B2Gold targets $320m in cash flow as it reaches for 953,000 oz in 2019

B2Gold's Fekola gold project in Mali

B2GOLD, the Toronto-listed gold producer, set its sights on cash flow from operations of $390m in the 2019 financial year on the back of higher gold production, assuming a gold price of $1,250 per ounce.

Commenting in a production update, in which it confirmed production last year at the upper end of guidance at some 953,504 oz – representing a year-on-year increase of about 51% – the company said output for this year would be in a range of 935,000 and 975,000 oz.

The reason for the massive leap in production in 2018 was the commissioning of its Fekola gold mine in Mali in late 2017. Fekola mine alone produced some 439,068 oz exceeding the firm’s stated guidance of between 420,000 and 430,000 oz.

There were also strong operational showings from Masbate mine in the Philippines. The company’s other African asset is Otjikoto in Namibia which produced 167,346 oz and was in the mid-point of its production guidance range.

This was the tenth consecutive year that B2Gold achieved record annual consolidated gold production, it said in its update.

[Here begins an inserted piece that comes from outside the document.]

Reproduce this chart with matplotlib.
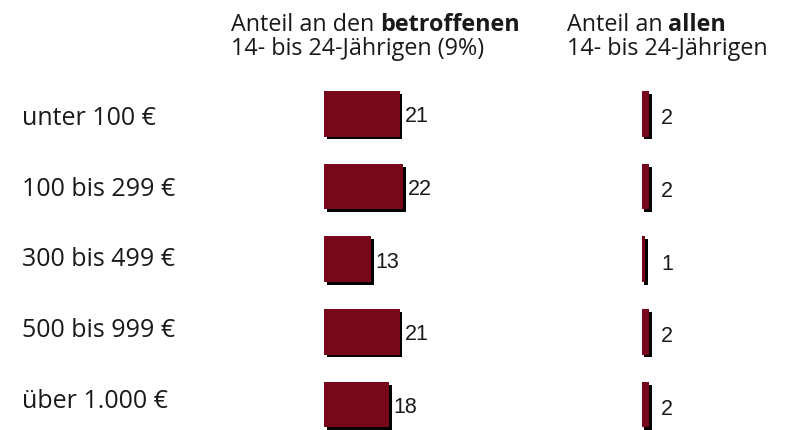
import matplotlib
matplotlib.use("Agg")
import matplotlib.pyplot as plt
import matplotlib.patheffects as pe
import numpy as np

# Ausgaben-Kategorien und Anteile (in %)
categories = ["unter 100 €", "100 bis 299 €", "300 bis 499 €", "500 bis 999 €", "über 1.000 €"]
share_affected = [21, 22, 13, 21, 18]   # Anteil an den betroffenen 14- bis 24-Jährigen
share_all = [2, 2, 1, 2, 2]             # Anteil an allen 14- bis 24-Jährigen

BAR_COLOR = "#77081b"
TEXT_COLOR = "#1a1a1a"
W, H = 787, 430
PX_PER_UNIT = 3.6

fig = plt.figure(figsize=(W / 100, H / 100), dpi=100)
fig.patch.set_facecolor("white")

rows = np.arange(len(categories))
# axes run from y=80px down to the bottom edge; row i sits at 113.8 + 72.7*i px
ylim = ((H - 113.8) / 72.7, (80 - 113.8) / 72.7)


def bar_axes(left_px, width_px):
    ax = fig.add_axes([left_px / W, 0, width_px / W, (H - 80) / H])
    ax.set_xlim(0, width_px / PX_PER_UNIT)
    ax.set_ylim(*ylim)
    ax.axis("off")
    return ax


shadow = [pe.SimplePatchShadow(offset=(2, -2), shadow_rgbFace="black", alpha=1.0), pe.Normal()]

ax1 = bar_axes(324, 250)
bars1 = ax1.barh(rows, share_affected, height=0.625, color=BAR_COLOR, linewidth=0)
ax2 = bar_axes(641.7, 140)
bars2 = ax2.barh(rows, share_all, height=0.625, color=BAR_COLOR, linewidth=0)
for b in list(bars1) + list(bars2):
    b.set_path_effects(shadow)

val_font = dict(family="Liberation Sans", fontsize=15.5, color=TEXT_COLOR)
for i, v in enumerate(share_affected):
    ax1.annotate(str(v), xy=(v, i), xytext=(5, -3), textcoords="offset pixels",
                 ha="left", va="center", **val_font)
for i, v in enumerate(share_all):
    ax2.annotate(str(v), xy=(max(share_all), i), xytext=(12, -5), textcoords="offset pixels",
                 ha="left", va="center", **val_font)

# Kategorien links
cat_font = dict(family="Open Sans", fontsize=18, color=TEXT_COLOR)
for i, c in enumerate(categories):
    fig.text(22 / W, 1 - (125 + 70.75 * i) / H, c, ha="left", va="baseline", **cat_font)

# Spaltenköpfe mit fettem Schlüsselwort
head_font = dict(family="Open Sans", fontsize=16.8, color=TEXT_COLOR)


def header(x_px, plain, bold, second):
    t = fig.text(x_px / W, 1 - 30.7 / H, plain, ha="left", va="baseline", **head_font)
    fig.add_artist(plt.Annotation(bold, xy=(1, 0), xycoords=t, xytext=(4.4, 0),
                                  textcoords="offset points", ha="left", va="bottom",
                                  fontweight="bold", **head_font))
    fig.text(x_px / W, 1 - 55 / H, second, ha="left", va="baseline", **head_font)


header(231, "Anteil an den", "betroffenen", "14- bis 24-Jährigen (9%)")
header(566.7, "Anteil an", "allen", "14- bis 24-Jährigen")

fig.savefig("out.png", dpi=100, facecolor="white")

The strong production numbers enabled it to ease pressure on the balance sheet. Some $259m in convertible senior subordinated notes was repaid in full in October and total debt outstanding was reduced to $480m from $700m at the beginning of 2018. It didn’t state a debt reduction target for the current year.

“In 2019, B2Gold remains well positioned for continued strong operational and financial performance with consolidated gold production forecast to be in the range of between 935,000 and 975,000 oz,” it said. All-in sustaining costs (AISC) are forecast to be between $835 and $875/oz which compares to 2018 guidance of $780 and $830/oz.

“The budgeted 6% increase in AISC per ounce over 2018 guidance, mainly relates to slightly higher forecast cash operating costs and higher expected pre-stripping sustaining capital costs at Otjikoto,” it said.

B2Gold CEO, Clive Johnson, has been connected with merger and acquisition activity. He told Reuters last year following the announced merger of Barrick Gold with Randgold Resources that: “If there are opportunities in West Africa that don’t perhaps fit the new Barrick model, in terms of the size of project, or other things, then we’d be keen to look”.

He said at the time he was interested in mines of not less than 200,000 ounces a year in production for a life mine of 10 years. However, the main thrust of gold reserve growth or replacement is by organically expanding the companies existing mines.

Accordingly, B2Gold said it was planning “… another year of aggressive exploration in 2019 with a budget of approximately $43m”. Of this some $21m would be spent on exploration in Mali, Burkina Faso and Ghana, it said.